The Brain Center sent 5 students to St. Louis, Missouri for the 2017 IMPACT Conference held on February 16-19.

The IMPACT conference is the largest gathering in the country where college students, administrators, and non-profit organizations gather to discuss projects in community service, advocacy, service-learning, and other topics of social justice. This year, the conference was held at Washington University.

Many of the people who help organize and run the conference are college students themselves.

The 2017 IMPACT Conference featured over one hundred workshops, some of which addressed topics such as Alternative Breaks, building leadership skills, and social entrepreneurship.
The BW students all had differing preferences as to what presentations they wanted to attend, but they all gained valuable information and ideas from each discussion. A few of the different panels and workshops the students attended include Students Leading Students, where panelists offered ideas on how to recruit and maintain new volunteers; Standing Up for Refugees, where students exchanged ideas on how to be an advocate for immigrants and refugees in the US and abroad, and Storytelling for Social Change, where participants were taught different strategies and tips on how to use their stories to advocate for, and educate others.

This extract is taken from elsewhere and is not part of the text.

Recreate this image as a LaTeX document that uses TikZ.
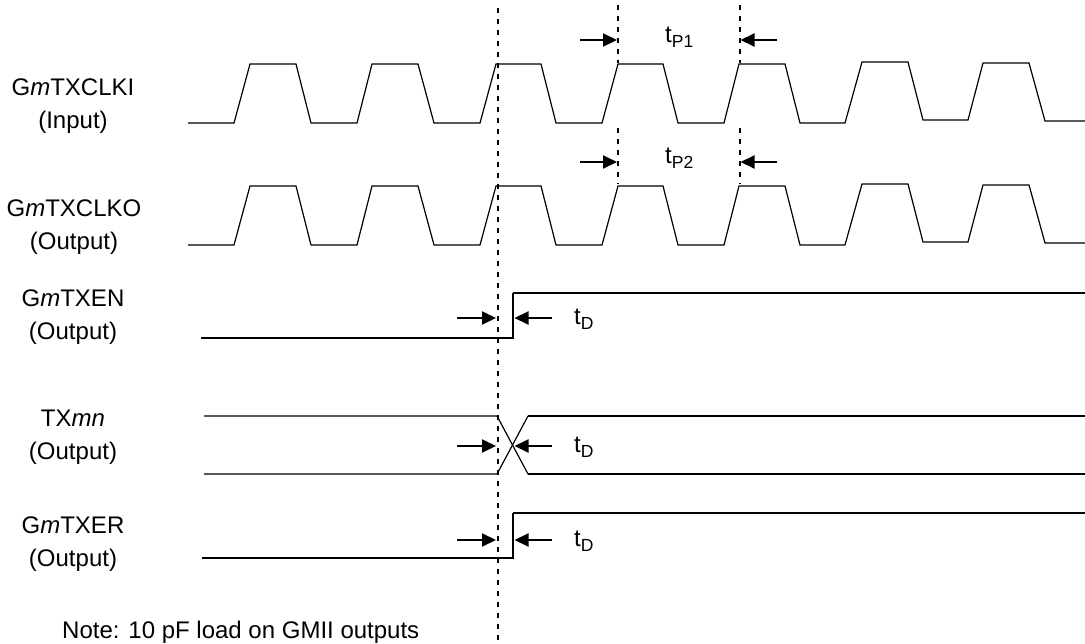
\documentclass[tikz,border=0pt]{standalone}
\usepackage{fontspec}
\setmainfont{Liberation Sans}
\usetikzlibrary{arrows.meta}
\tikzset{
  sig/.style={line width=1.2pt, line join=miter},
  sigthick/.style={line width=1.9pt},
  guide/.style={line width=2pt, dash pattern=on 5pt off 6pt},
  dimarrow/.style={line width=2pt, -{Triangle[length=14pt,width=13pt]}},
  lbl/.style={align=center, font=\fontsize{24}{33}\selectfont, inner sep=0pt},
  tlabel/.style={font=\fontsize{24}{28}\selectfont, inner sep=0pt, anchor=west},
}
\newcommand{\sublbl}[1]{\raisebox{-5pt}{\fontsize{17.5}{17.5}\selectfont #1}}
\begin{document}
\begin{tikzpicture}[x=1pt,y=-1pt]
\useasboundingbox (0,0) rectangle (1085,643);

% labels
\node[lbl] (l1) at (73,106) {G\textit{m}TXCLKI\\(Input)};
\node[lbl] (l2) at (74,227) {G\textit{m}TXCLKO\\(Output)};
\node[lbl] (l3) at (73,317) {G\textit{m}TXEN\\(Output)};
\node[lbl] (l4) at (73,437) {TX\textit{mn}\\(Output)};
\node[lbl] (l5) at (73,544) {G\textit{m}TXER\\(Output)};
\node[font=\fontsize{24}{28}\selectfont, inner sep=0pt, anchor=west] (note) at (62,632) {Note: 10 pF load on GMII outputs};

% clock 1
\draw[sig] (188,123)--(234,123)--(250,64)--(296,64)--(311,123)--(357,123)--(372,64)--(418,64)--(434,123)--(480,123)--(496,64)--(541,64)--(556,123)--(602,123)--(618,64)--(663,64)--(678,123)--(724,123)--(739,64)--(785,64)--(800,123)--(845,123)--(862,62)--(908,62)--(923,120)--(968,120)--(983,63)--(1029,63)--(1045,121)--(1085,121);
% clock 2
\begin{scope}[yshift=-122pt]
\draw[sig] (188,123)--(234,123)--(250,64)--(296,64)--(311,123)--(357,123)--(372,64)--(418,64)--(434,123)--(480,123)--(496,64)--(541,64)--(556,123)--(602,123)--(618,64)--(663,64)--(678,123)--(724,123)--(739,64)--(785,64)--(800,123)--(845,123)--(862,62)--(908,62)--(923,120)--(968,120)--(983,63)--(1029,63)--(1045,121)--(1085,121);
\end{scope}

% GmTXEN
\draw[sigthick] (201,338)--(513,338)--(513,293);
\draw[sig] (513,293)--(885,293);
\draw[sigthick] (885,293)--(1085,293);
% TXmn
\draw[sig] (204,416)--(497,416)--(528,474);
\draw[sig] (204,474)--(497,474)--(528,416);
\draw[sigthick] (528,416)--(1085,416);
\draw[sigthick] (528,474)--(1085,474);
% GmTXER
\draw[sigthick] (202,558)--(513,558)--(513,513);
\draw[sig] (513,513)--(885,513);
\draw[sigthick] (885,513)--(1085,513);

% guides
\coordinate (gtop) at (498,8);
\coordinate (gbot) at (498,641);
\draw[guide] (gtop)--(gbot);
\coordinate (p1a) at (618,5); \coordinate (p1b) at (618,63);
\coordinate (p2a) at (739.5,5); \coordinate (p2b) at (739.5,63);
\coordinate (p3a) at (618,128); \coordinate (p3b) at (618,184);
\coordinate (p4a) at (739.5,128); \coordinate (p4b) at (739.5,184);
\draw[guide] (p1a)--(p1b);
\draw[guide] (p2a)--(p2b);
\draw[guide] (p3a)--(p3b);
\draw[guide] (p4a)--(p4b);

% tP arrows
\coordinate (a1s) at (580,40); \coordinate (a1e) at (617,40);
\coordinate (a2s) at (777,40); \coordinate (a2e) at (740.5,40);
\draw[dimarrow] (a1s)--(a1e);
\draw[dimarrow] (a2s)--(a2e);
\node[tlabel] (tp1) at (665,37) {t\sublbl{P1}};
\coordinate (a3s) at (580,162); \coordinate (a3e) at (617,162);
\coordinate (a4s) at (777,162); \coordinate (a4e) at (740.5,162);
\draw[dimarrow] (a3s)--(a3e);
\draw[dimarrow] (a4s)--(a4e);
\node[tlabel] (tp2) at (665,158) {t\sublbl{P2}};

% tD arrows
\foreach \yy/\nm in {318/d1, 446/d2, 540/d3}{
  \coordinate (\nm rs) at (457,\yy); \coordinate (\nm re) at (496,\yy);
  \coordinate (\nm ls) at (552,\yy); \coordinate (\nm le) at (514.5,\yy);
  \draw[dimarrow] (\nm rs)--(\nm re);
  \draw[dimarrow] (\nm ls)--(\nm le);
  \node[tlabel] (\nm t) at (574,\yy+1) {t\sublbl{D}};
}
\end{tikzpicture}
\end{document}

During lunch, there was an Opportunities Fair for participants to reach out to presenters, non-profit organizations, and service project groups for internships and involvement opportunities.

“I was involved in service before,” Chelsea Seward, one of the BW Students who attended the conference said, “but just to put it [into] perspective and see what other people were doing and to hear the discussions and hear what people were fighting for really helped me focus.”

While the students were busy from the early morning to the late evening going to presentations and listening to keynote speakers, the conference was not all work and no play. On the second night, the students had a chance to explore St. Louis. There were jewelry stores, restaurants, comic book stores, record shops, and theaters all along the streets. After debating where to eat, they finally picked Fitz’s, a root beer factory turned restaurant. The conference offered tickets to attendees for the City Museum, a 600,000 square-foot building filled with man-made caves, 10-foot story slides, decommissioned airplanes, and a giant ball-pit for people of all ages.

The Brain Center hopes to send presenters and more students to next year’s IMPACT Conference, scheduled to be held at the University of Dayton in Dayton, Ohio.